__REQUIRED WORK__
Look through the lines and report how many include the word "that", giving nothing but the number.

⁂

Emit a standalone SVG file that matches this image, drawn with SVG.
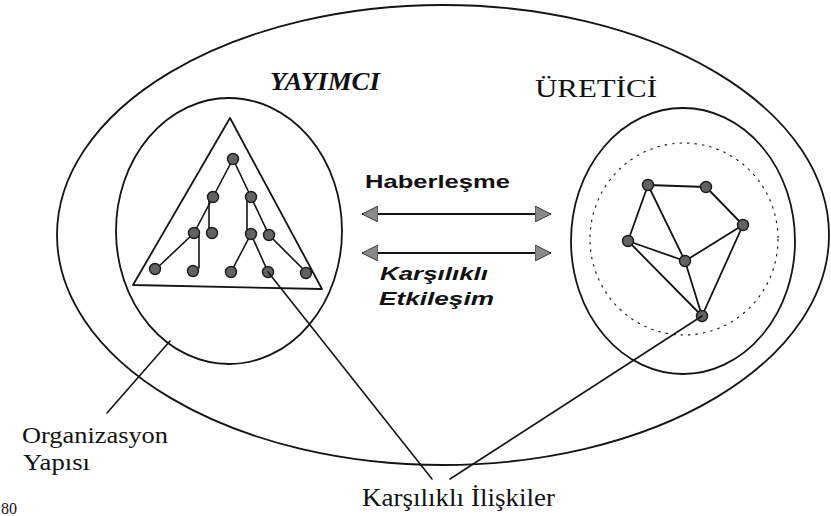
<svg xmlns="http://www.w3.org/2000/svg" width="831" height="516" viewBox="0 0 831 516">
  <defs>
    <style>
      .ln { fill: none; stroke: #141414; stroke-width: 1.8; stroke-linecap: round; stroke-linejoin: round; }
      .thin { fill: none; stroke: #141414; stroke-width: 1.6; stroke-linecap: round; }
      .dot { fill: none; stroke: #222; stroke-width: 1.2; stroke-dasharray: 2.5 5; }
      .nd { fill: #626262; stroke: #1a1a1a; stroke-width: 1.4; }
      .serif { font-family: "Liberation Serif", "Times New Roman", serif; fill: #111; }
      .sans { font-family: "Liberation Sans", Arial, sans-serif; fill: #111; font-weight: bold; }
      .arr { fill: none; stroke: #141414; stroke-width: 1.9; }
    </style>
    <marker id="head" viewBox="0 0 10 10" refX="10" refY="5" markerUnits="userSpaceOnUse" markerWidth="16" markerHeight="16" orient="auto-start-reverse">
      <path d="M0,0 L10,5 L0,10 z" fill="#8a8a8a" stroke="#333" stroke-width="0.6"/>
    </marker>
  </defs>
  <rect width="831" height="516" fill="#ffffff"/>

  <g id="environment">
    <ellipse class="ln" cx="443" cy="235" rx="386" ry="230"/>
  </g>

  <g id="yayimci">
    <text class="serif" x="270" y="90" font-size="25" font-weight="bold" font-style="italic" textLength="110" lengthAdjust="spacingAndGlyphs">YAYIMCI</text>
    <ellipse class="ln" cx="229" cy="231" rx="113" ry="133"/>
    <polygon class="ln" points="230,118 133,285 322,289"/>
    <g id="hierarchy">
      <polyline class="thin" points="233,159 213,197 194,233 156,269"/>
      <polyline class="thin" points="233,159 251,197 269,235 307,273"/>
      <line class="thin" x1="209" y1="197" x2="209" y2="231"/>
      <line class="thin" x1="199" y1="234" x2="199" y2="268"/>
      <line class="thin" x1="247" y1="197" x2="247" y2="232"/>
      <line class="thin" x1="251" y1="234" x2="231" y2="272"/>
      <line class="thin" x1="251" y1="234" x2="268" y2="272"/>
      <circle class="nd" cx="233" cy="159" r="5.5"/>
      <circle class="nd" cx="213" cy="197" r="5.5"/>
      <circle class="nd" cx="251" cy="197" r="5.5"/>
      <circle class="nd" cx="194" cy="233" r="5.5"/>
      <circle class="nd" cx="212" cy="233" r="5.5"/>
      <circle class="nd" cx="251" cy="234" r="5.5"/>
      <circle class="nd" cx="269" cy="235" r="5.5"/>
      <circle class="nd" cx="155" cy="269" r="5.5"/>
      <circle class="nd" cx="193" cy="271" r="5.5"/>
      <circle class="nd" cx="231" cy="272" r="5.5"/>
      <circle class="nd" cx="268" cy="272" r="5.5"/>
      <circle class="nd" cx="306" cy="273" r="5.5"/>
    </g>
  </g>

  <g id="uretici">
    <text class="serif" x="535" y="97" font-size="25" textLength="122" lengthAdjust="spacingAndGlyphs">ÜRETİCİ</text>
    <ellipse class="ln" cx="683" cy="241" rx="112" ry="133"/>
    <ellipse class="dot" cx="684" cy="239" rx="94" ry="96"/>
    <g id="network">
      <polygon class="ln" points="648,185 706,187 743,225 702,316 628,241"/>
      <line class="ln" x1="648" y1="185" x2="685" y2="261"/>
      <line class="ln" x1="628" y1="241" x2="685" y2="261"/>
      <line class="ln" x1="743" y1="225" x2="685" y2="261"/>
      <line class="ln" x1="685" y1="261" x2="702" y2="316"/>
      <circle class="nd" cx="648" cy="185" r="5.5"/>
      <circle class="nd" cx="706" cy="187" r="5.5"/>
      <circle class="nd" cx="743" cy="225" r="5.5"/>
      <circle class="nd" cx="628" cy="241" r="5.5"/>
      <circle class="nd" cx="685" cy="261" r="5.5"/>
      <circle class="nd" cx="702" cy="316" r="5.5"/>
    </g>
  </g>

  <g id="connectors">
    <line class="arr" x1="362" y1="214" x2="551" y2="214" marker-start="url(#head)" marker-end="url(#head)"/>
    <line class="arr" x1="362" y1="253" x2="551" y2="253" marker-start="url(#head)" marker-end="url(#head)"/>
    <line class="thin" x1="107" y1="413" x2="170" y2="341"/>
    <line class="thin" x1="268" y1="272" x2="432" y2="479"/>
    <line class="thin" x1="702" y1="316" x2="450" y2="479"/>
  </g>

  <g id="labels">
    <text class="sans" x="365" y="188" font-size="18.5" textLength="145" lengthAdjust="spacingAndGlyphs">Haberleşme</text>
    <text class="sans" x="380" y="280" font-size="18.5" font-style="italic" textLength="108" lengthAdjust="spacingAndGlyphs">Karşılıklı</text>
    <text class="sans" x="379" y="305" font-size="18.5" font-style="italic" textLength="115" lengthAdjust="spacingAndGlyphs">Etkileşim</text>
    <text class="serif" x="22" y="443" font-size="22.5" textLength="146" lengthAdjust="spacingAndGlyphs">Organizasyon</text>
    <text class="serif" x="23" y="470" font-size="22.5" textLength="67" lengthAdjust="spacingAndGlyphs">Yapısı</text>
    <text class="serif" x="362" y="506" font-size="25" textLength="193" lengthAdjust="spacingAndGlyphs">Karşılıklı İlişkiler</text>
    <text class="serif" x="1" y="514" font-size="16">80</text>
  </g>
</svg>
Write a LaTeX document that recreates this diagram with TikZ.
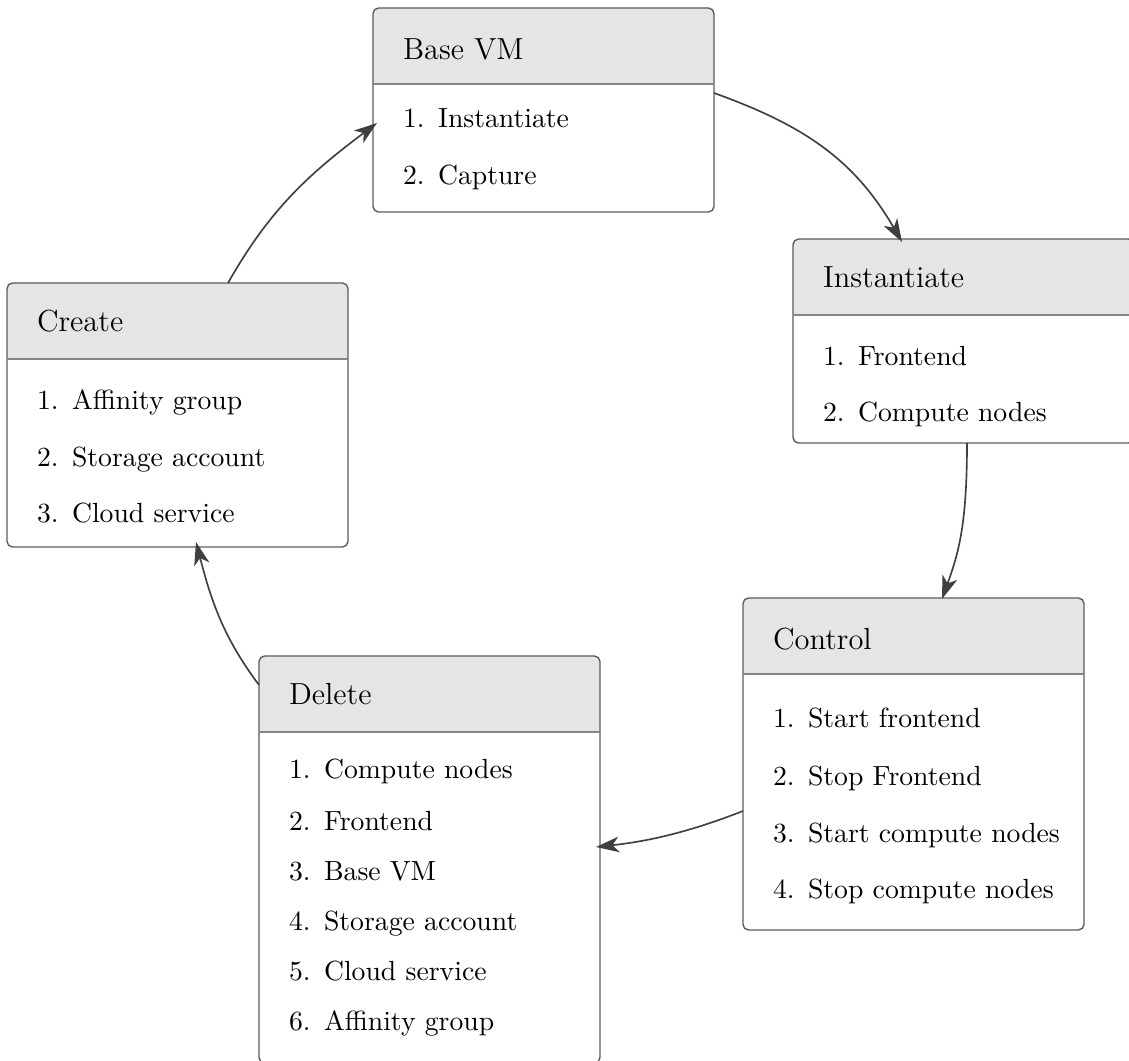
\documentclass[tikz,border=0pt]{standalone}
\usetikzlibrary{arrows.meta}

% one drawing unit
\newlength\pxu
\setlength\pxu{0.361pt}

\definecolor{boxline}{gray}{0.36}
\definecolor{sepline}{gray}{0.52}
\definecolor{headfill}{gray}{0.9}
\definecolor{flow}{gray}{0.25}

\tikzset{
  panel/.style={draw=boxline, line width=0.5pt, rounded corners=2pt,
    inner sep=0pt, outer sep=0pt, anchor=north west, minimum width=341\pxu},
  paneltitle/.style={anchor=base west, inner sep=0pt,
    font=\fontsize{11}{13}\selectfont},
  entry/.style={anchor=base west, inner sep=0pt,
    font=\fontsize{10}{12}\selectfont},
  flowarrow/.style={draw=flow, line width=0.6pt,
    -{Stealth[length=8.3pt,width=5.6pt,inset=2.3pt]}},
}

% #1 name, #2 left, #3 top, #4 bottom, #5 title, #6 title baseline
\newcommand\classpanel[6]{%
  \begin{scope}
    \clip (#2,#3) rectangle (#2+341,#3+76);
    \fill[headfill, rounded corners=2pt] (#2,#3) rectangle (#2+341,#4);
  \end{scope}
  \node[panel, minimum height={(#4-#3)*\pxu}] (#1) at (#2,#3) {};
  \draw[sepline, line width=0.5pt] (#2,#3+76) -- (#2+341,#3+76);
  \node[paneltitle] (#1-title) at (#2+29.5,#6) {#5};
}

% #1 name, #2 left, #3 baseline, #4 number, #5 text
\newcommand\entry[5]{%
  \node[entry] (#1) at (#2+29.5,#3) {\makebox[35\pxu][l]{#4.}#5};
}

\begin{document}
\begin{tikzpicture}[x=\pxu, y=-\pxu]
  \clip (0,0) rectangle (1129,1061);

  \classpanel{base}{373}{8}{212}{Base VM}{60}
  \entry{base-1}{373}{128}{1}{Instantiate}
  \entry{base-2}{373}{185}{2}{Capture}

  \classpanel{inst}{793}{239}{443}{Instantiate}{288}
  \entry{inst-1}{793}{366}{1}{Frontend}
  \entry{inst-2}{793}{422}{2}{Compute nodes}

  \classpanel{create}{7}{283}{547}{Create}{332}
  \entry{create-1}{7}{410}{1}{Affinity group}
  \entry{create-2}{7}{467}{2}{Storage account}
  \entry{create-3}{7}{523}{3}{Cloud service}

  \classpanel{ctrl}{743}{598}{930}{Control}{650}
  \entry{ctrl-1}{743}{728}{1}{Start frontend}
  \entry{ctrl-2}{743}{785}{2}{Stop Frontend}
  \entry{ctrl-3}{743}{842}{3}{Start compute nodes}
  \entry{ctrl-4}{743}{898}{4}{Stop compute nodes}

  \classpanel{del}{259}{656}{1063}{Delete}{705}
  \entry{del-1}{259}{779}{1}{Compute nodes}
  \entry{del-2}{259}{830}{2}{Frontend}
  \entry{del-3}{259}{880}{3}{Base VM}
  \entry{del-4}{259}{930}{4}{Storage account}
  \entry{del-5}{259}{980}{5}{Cloud service}
  \entry{del-6}{259}{1030}{6}{Affinity group}

  % lifecycle transitions
  \draw[flowarrow] ([shift={(0,85)}]base.north east)
    .. controls +(89,32) and +(-48,-83) .. ([shift={(109,3)}]inst.north west);
  \draw[flowarrow] ([shift={(174,0)}]inst.south west)
    .. controls +(0,80) and +(17,-47) .. ([shift={(199,1)}]ctrl.north west);
  \draw[flowarrow] ([shift={(0,213)}]ctrl.north west)
    .. controls +(-51,20) and +(55,-6) .. ([shift={(-4,191)}]del.north east);
  \draw[flowarrow] ([shift={(0,29)}]del.north west)
    .. controls +(-36,-48) and +(15,58) .. ([shift={(189,-5)}]create.south west);
  \draw[flowarrow] ([shift={(221,0)}]create.north west)
    .. controls +(42,-74) and +(-68,51) .. ([shift={(4,115)}]base.north west);
\end{tikzpicture}
\end{document}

⁂

__EXERCISE RESULT__
2